> [GOAL] Repeat each entry as written and leave the images out of the copy.

(Source code of charts)
★ ★ ★
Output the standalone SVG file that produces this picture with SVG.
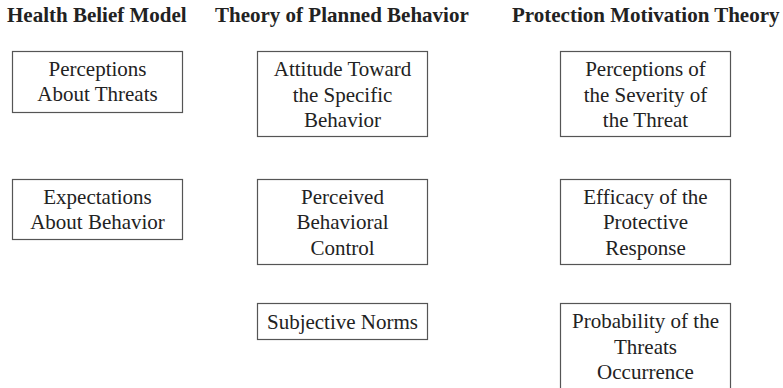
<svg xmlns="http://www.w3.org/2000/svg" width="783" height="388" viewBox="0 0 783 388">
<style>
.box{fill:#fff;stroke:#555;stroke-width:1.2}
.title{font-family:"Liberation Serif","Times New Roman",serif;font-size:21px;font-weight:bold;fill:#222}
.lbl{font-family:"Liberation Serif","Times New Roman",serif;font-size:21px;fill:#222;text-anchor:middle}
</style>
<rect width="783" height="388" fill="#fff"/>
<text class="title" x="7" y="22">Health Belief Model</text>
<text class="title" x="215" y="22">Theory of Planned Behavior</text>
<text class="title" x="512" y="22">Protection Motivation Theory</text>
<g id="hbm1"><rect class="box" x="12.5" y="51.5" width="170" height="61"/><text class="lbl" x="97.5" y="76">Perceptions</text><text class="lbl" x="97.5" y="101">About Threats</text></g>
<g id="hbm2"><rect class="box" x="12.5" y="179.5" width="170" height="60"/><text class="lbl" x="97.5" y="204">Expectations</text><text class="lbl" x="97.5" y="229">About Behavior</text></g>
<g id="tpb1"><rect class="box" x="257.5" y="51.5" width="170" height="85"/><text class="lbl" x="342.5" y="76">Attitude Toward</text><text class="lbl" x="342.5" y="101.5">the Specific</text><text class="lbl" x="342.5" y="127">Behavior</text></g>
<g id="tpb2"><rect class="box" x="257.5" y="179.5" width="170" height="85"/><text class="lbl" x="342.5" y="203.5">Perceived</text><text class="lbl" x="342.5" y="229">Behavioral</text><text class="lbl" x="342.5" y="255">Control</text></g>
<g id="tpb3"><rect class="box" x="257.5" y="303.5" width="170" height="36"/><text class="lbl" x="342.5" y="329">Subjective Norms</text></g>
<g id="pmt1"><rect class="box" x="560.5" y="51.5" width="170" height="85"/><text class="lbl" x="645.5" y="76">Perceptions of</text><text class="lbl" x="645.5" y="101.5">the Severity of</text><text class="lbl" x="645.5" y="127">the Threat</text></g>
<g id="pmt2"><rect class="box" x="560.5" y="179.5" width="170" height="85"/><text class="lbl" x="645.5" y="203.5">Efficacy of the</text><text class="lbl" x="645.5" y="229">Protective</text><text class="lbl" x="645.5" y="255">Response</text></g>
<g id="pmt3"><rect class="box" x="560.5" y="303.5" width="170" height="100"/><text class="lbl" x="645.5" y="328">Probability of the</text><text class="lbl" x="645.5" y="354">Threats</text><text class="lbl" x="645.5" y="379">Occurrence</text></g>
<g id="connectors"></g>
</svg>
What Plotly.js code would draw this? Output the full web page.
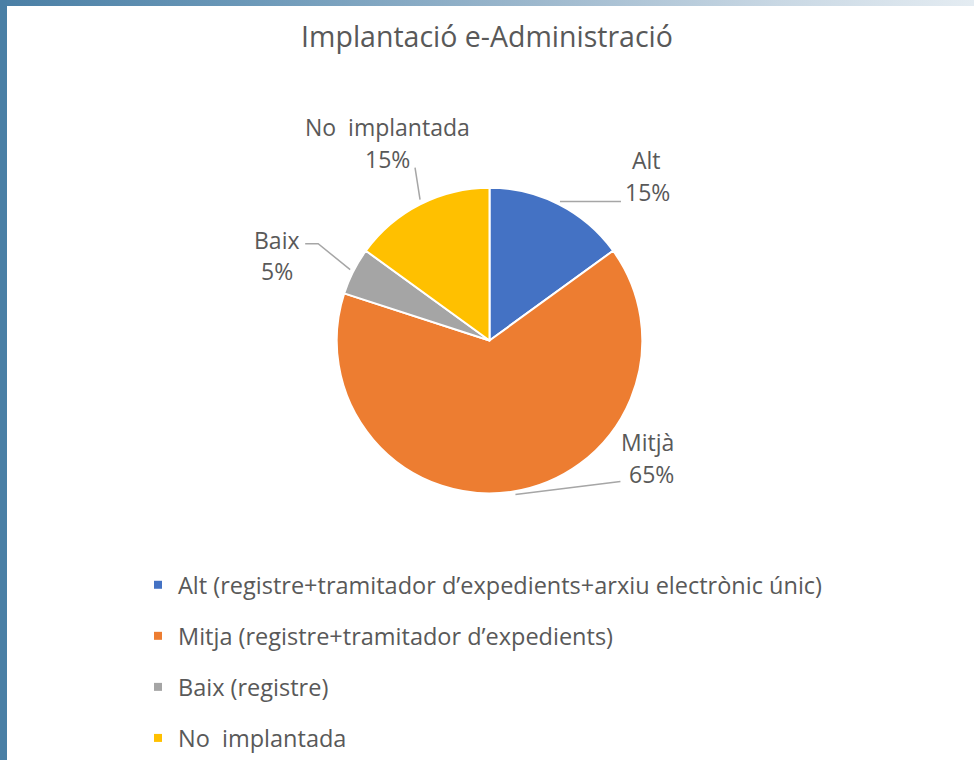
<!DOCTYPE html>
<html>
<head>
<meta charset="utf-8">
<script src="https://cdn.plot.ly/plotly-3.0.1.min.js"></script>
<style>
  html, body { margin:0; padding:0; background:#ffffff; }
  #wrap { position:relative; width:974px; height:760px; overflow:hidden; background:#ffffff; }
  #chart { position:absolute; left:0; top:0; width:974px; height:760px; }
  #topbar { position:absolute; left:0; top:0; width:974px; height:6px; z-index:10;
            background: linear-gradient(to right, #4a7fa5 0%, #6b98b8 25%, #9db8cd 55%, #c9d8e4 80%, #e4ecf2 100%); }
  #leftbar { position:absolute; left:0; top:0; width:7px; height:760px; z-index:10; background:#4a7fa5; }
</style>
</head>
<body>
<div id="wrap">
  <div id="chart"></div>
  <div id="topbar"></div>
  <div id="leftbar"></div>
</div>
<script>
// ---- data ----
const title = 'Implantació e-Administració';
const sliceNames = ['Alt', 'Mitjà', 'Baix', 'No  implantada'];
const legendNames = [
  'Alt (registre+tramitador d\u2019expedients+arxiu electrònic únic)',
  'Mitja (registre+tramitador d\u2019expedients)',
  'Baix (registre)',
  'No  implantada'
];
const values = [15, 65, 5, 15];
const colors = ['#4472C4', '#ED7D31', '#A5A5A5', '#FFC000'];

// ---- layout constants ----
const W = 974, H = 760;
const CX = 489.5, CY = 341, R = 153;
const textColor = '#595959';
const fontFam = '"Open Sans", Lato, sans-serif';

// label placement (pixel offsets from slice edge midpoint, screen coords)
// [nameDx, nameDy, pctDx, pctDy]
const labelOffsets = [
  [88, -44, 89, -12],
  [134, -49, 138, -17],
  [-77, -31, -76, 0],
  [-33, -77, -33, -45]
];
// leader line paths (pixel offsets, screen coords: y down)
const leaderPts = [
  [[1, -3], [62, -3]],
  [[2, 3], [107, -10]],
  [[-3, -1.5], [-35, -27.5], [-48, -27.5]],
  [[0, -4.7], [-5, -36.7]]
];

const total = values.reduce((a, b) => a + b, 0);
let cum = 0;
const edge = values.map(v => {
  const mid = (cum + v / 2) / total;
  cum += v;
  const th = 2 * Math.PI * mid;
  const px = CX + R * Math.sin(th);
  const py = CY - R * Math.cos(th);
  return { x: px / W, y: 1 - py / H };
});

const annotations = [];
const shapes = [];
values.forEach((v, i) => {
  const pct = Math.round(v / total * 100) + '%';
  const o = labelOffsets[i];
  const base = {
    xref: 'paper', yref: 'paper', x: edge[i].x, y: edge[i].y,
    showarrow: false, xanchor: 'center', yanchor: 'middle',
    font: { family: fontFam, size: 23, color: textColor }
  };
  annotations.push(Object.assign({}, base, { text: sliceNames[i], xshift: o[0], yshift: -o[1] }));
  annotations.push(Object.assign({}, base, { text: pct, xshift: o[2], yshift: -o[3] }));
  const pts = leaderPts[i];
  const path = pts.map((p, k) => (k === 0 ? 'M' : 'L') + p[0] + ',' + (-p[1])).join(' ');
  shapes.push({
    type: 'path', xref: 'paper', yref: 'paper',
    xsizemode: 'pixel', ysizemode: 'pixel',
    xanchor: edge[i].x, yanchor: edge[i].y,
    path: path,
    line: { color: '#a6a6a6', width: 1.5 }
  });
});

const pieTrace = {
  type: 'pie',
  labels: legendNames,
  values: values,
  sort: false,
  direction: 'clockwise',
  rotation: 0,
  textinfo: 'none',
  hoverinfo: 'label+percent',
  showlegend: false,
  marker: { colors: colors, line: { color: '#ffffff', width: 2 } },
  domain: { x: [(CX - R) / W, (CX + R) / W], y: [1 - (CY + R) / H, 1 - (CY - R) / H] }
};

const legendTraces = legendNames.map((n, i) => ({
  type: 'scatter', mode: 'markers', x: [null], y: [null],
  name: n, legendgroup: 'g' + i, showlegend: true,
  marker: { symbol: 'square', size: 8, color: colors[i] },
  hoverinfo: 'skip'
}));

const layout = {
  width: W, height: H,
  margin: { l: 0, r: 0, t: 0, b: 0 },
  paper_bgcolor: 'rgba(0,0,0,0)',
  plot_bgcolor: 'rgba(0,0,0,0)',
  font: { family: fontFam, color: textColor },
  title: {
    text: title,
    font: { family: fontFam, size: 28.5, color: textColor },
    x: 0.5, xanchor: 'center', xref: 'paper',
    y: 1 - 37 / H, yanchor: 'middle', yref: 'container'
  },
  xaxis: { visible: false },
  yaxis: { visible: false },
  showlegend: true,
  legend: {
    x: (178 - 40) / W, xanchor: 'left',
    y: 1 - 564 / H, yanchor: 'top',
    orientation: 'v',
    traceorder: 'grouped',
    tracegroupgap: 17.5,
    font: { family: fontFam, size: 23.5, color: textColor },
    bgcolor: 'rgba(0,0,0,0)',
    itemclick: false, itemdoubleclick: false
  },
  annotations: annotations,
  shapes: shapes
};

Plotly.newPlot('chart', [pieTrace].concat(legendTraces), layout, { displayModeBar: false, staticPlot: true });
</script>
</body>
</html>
★ ★ ★
> [FINAL ANSWER]
Output the standalone SVG file that produces this picture with SVG.
<svg xmlns="http://www.w3.org/2000/svg" width="783" height="388" viewBox="0 0 783 388">
<style>
.box{fill:#fff;stroke:#555;stroke-width:1.2}
.title{font-family:"Liberation Serif","Times New Roman",serif;font-size:21px;font-weight:bold;fill:#222}
.lbl{font-family:"Liberation Serif","Times New Roman",serif;font-size:21px;fill:#222;text-anchor:middle}
</style>
<rect width="783" height="388" fill="#fff"/>
<text class="title" x="7" y="22">Health Belief Model</text>
<text class="title" x="215" y="22">Theory of Planned Behavior</text>
<text class="title" x="512" y="22">Protection Motivation Theory</text>
<g id="hbm1"><rect class="box" x="12.5" y="51.5" width="170" height="61"/><text class="lbl" x="97.5" y="76">Perceptions</text><text class="lbl" x="97.5" y="101">About Threats</text></g>
<g id="hbm2"><rect class="box" x="12.5" y="179.5" width="170" height="60"/><text class="lbl" x="97.5" y="204">Expectations</text><text class="lbl" x="97.5" y="229">About Behavior</text></g>
<g id="tpb1"><rect class="box" x="257.5" y="51.5" width="170" height="85"/><text class="lbl" x="342.5" y="76">Attitude Toward</text><text class="lbl" x="342.5" y="101.5">the Specific</text><text class="lbl" x="342.5" y="127">Behavior</text></g>
<g id="tpb2"><rect class="box" x="257.5" y="179.5" width="170" height="85"/><text class="lbl" x="342.5" y="203.5">Perceived</text><text class="lbl" x="342.5" y="229">Behavioral</text><text class="lbl" x="342.5" y="255">Control</text></g>
<g id="tpb3"><rect class="box" x="257.5" y="303.5" width="170" height="36"/><text class="lbl" x="342.5" y="329">Subjective Norms</text></g>
<g id="pmt1"><rect class="box" x="560.5" y="51.5" width="170" height="85"/><text class="lbl" x="645.5" y="76">Perceptions of</text><text class="lbl" x="645.5" y="101.5">the Severity of</text><text class="lbl" x="645.5" y="127">the Threat</text></g>
<g id="pmt2"><rect class="box" x="560.5" y="179.5" width="170" height="85"/><text class="lbl" x="645.5" y="203.5">Efficacy of the</text><text class="lbl" x="645.5" y="229">Protective</text><text class="lbl" x="645.5" y="255">Response</text></g>
<g id="pmt3"><rect class="box" x="560.5" y="303.5" width="170" height="100"/><text class="lbl" x="645.5" y="328">Probability of the</text><text class="lbl" x="645.5" y="354">Threats</text><text class="lbl" x="645.5" y="379">Occurrence</text></g>
<g id="connectors"></g>
</svg>
What Plotly.js code would draw this? Output the full web page.
<!DOCTYPE html>
<html>
<head>
<meta charset="utf-8">
<script src="https://cdn.plot.ly/plotly-3.0.1.min.js"></script>
<style>
  html, body { margin:0; padding:0; background:#ffffff; }
  #wrap { position:relative; width:974px; height:760px; overflow:hidden; background:#ffffff; }
  #chart { position:absolute; left:0; top:0; width:974px; height:760px; }
  #topbar { position:absolute; left:0; top:0; width:974px; height:6px; z-index:10;
            background: linear-gradient(to right, #4a7fa5 0%, #6b98b8 25%, #9db8cd 55%, #c9d8e4 80%, #e4ecf2 100%); }
  #leftbar { position:absolute; left:0; top:0; width:7px; height:760px; z-index:10; background:#4a7fa5; }
</style>
</head>
<body>
<div id="wrap">
  <div id="chart"></div>
  <div id="topbar"></div>
  <div id="leftbar"></div>
</div>
<script>
// ---- data ----
const title = 'Implantació e-Administració';
const sliceNames = ['Alt', 'Mitjà', 'Baix', 'No  implantada'];
const legendNames = [
  'Alt (registre+tramitador d\u2019expedients+arxiu electrònic únic)',
  'Mitja (registre+tramitador d\u2019expedients)',
  'Baix (registre)',
  'No  implantada'
];
const values = [15, 65, 5, 15];
const colors = ['#4472C4', '#ED7D31', '#A5A5A5', '#FFC000'];

// ---- layout constants ----
const W = 974, H = 760;
const CX = 489.5, CY = 341, R = 153;
const textColor = '#595959';
const fontFam = '"Open Sans", Lato, sans-serif';

// label placement (pixel offsets from slice edge midpoint, screen coords)
// [nameDx, nameDy, pctDx, pctDy]
const labelOffsets = [
  [88, -44, 89, -12],
  [134, -49, 138, -17],
  [-77, -31, -76, 0],
  [-33, -77, -33, -45]
];
// leader line paths (pixel offsets, screen coords: y down)
const leaderPts = [
  [[1, -3], [62, -3]],
  [[2, 3], [107, -10]],
  [[-3, -1.5], [-35, -27.5], [-48, -27.5]],
  [[0, -4.7], [-5, -36.7]]
];

const total = values.reduce((a, b) => a + b, 0);
let cum = 0;
const edge = values.map(v => {
  const mid = (cum + v / 2) / total;
  cum += v;
  const th = 2 * Math.PI * mid;
  const px = CX + R * Math.sin(th);
  const py = CY - R * Math.cos(th);
  return { x: px / W, y: 1 - py / H };
});

const annotations = [];
const shapes = [];
values.forEach((v, i) => {
  const pct = Math.round(v / total * 100) + '%';
  const o = labelOffsets[i];
  const base = {
    xref: 'paper', yref: 'paper', x: edge[i].x, y: edge[i].y,
    showarrow: false, xanchor: 'center', yanchor: 'middle',
    font: { family: fontFam, size: 23, color: textColor }
  };
  annotations.push(Object.assign({}, base, { text: sliceNames[i], xshift: o[0], yshift: -o[1] }));
  annotations.push(Object.assign({}, base, { text: pct, xshift: o[2], yshift: -o[3] }));
  const pts = leaderPts[i];
  const path = pts.map((p, k) => (k === 0 ? 'M' : 'L') + p[0] + ',' + (-p[1])).join(' ');
  shapes.push({
    type: 'path', xref: 'paper', yref: 'paper',
    xsizemode: 'pixel', ysizemode: 'pixel',
    xanchor: edge[i].x, yanchor: edge[i].y,
    path: path,
    line: { color: '#a6a6a6', width: 1.5 }
  });
});

const pieTrace = {
  type: 'pie',
  labels: legendNames,
  values: values,
  sort: false,
  direction: 'clockwise',
  rotation: 0,
  textinfo: 'none',
  hoverinfo: 'label+percent',
  showlegend: false,
  marker: { colors: colors, line: { color: '#ffffff', width: 2 } },
  domain: { x: [(CX - R) / W, (CX + R) / W], y: [1 - (CY + R) / H, 1 - (CY - R) / H] }
};

const legendTraces = legendNames.map((n, i) => ({
  type: 'scatter', mode: 'markers', x: [null], y: [null],
  name: n, legendgroup: 'g' + i, showlegend: true,
  marker: { symbol: 'square', size: 8, color: colors[i] },
  hoverinfo: 'skip'
}));

const layout = {
  width: W, height: H,
  margin: { l: 0, r: 0, t: 0, b: 0 },
  paper_bgcolor: 'rgba(0,0,0,0)',
  plot_bgcolor: 'rgba(0,0,0,0)',
  font: { family: fontFam, color: textColor },
  title: {
    text: title,
    font: { family: fontFam, size: 28.5, color: textColor },
    x: 0.5, xanchor: 'center', xref: 'paper',
    y: 1 - 37 / H, yanchor: 'middle', yref: 'container'
  },
  xaxis: { visible: false },
  yaxis: { visible: false },
  showlegend: true,
  legend: {
    x: (178 - 40) / W, xanchor: 'left',
    y: 1 - 564 / H, yanchor: 'top',
    orientation: 'v',
    traceorder: 'grouped',
    tracegroupgap: 17.5,
    font: { family: fontFam, size: 23.5, color: textColor },
    bgcolor: 'rgba(0,0,0,0)',
    itemclick: false, itemdoubleclick: false
  },
  annotations: annotations,
  shapes: shapes
};

Plotly.newPlot('chart', [pieTrace].concat(legendTraces), layout, { displayModeBar: false, staticPlot: true });
</script>
</body>
</html>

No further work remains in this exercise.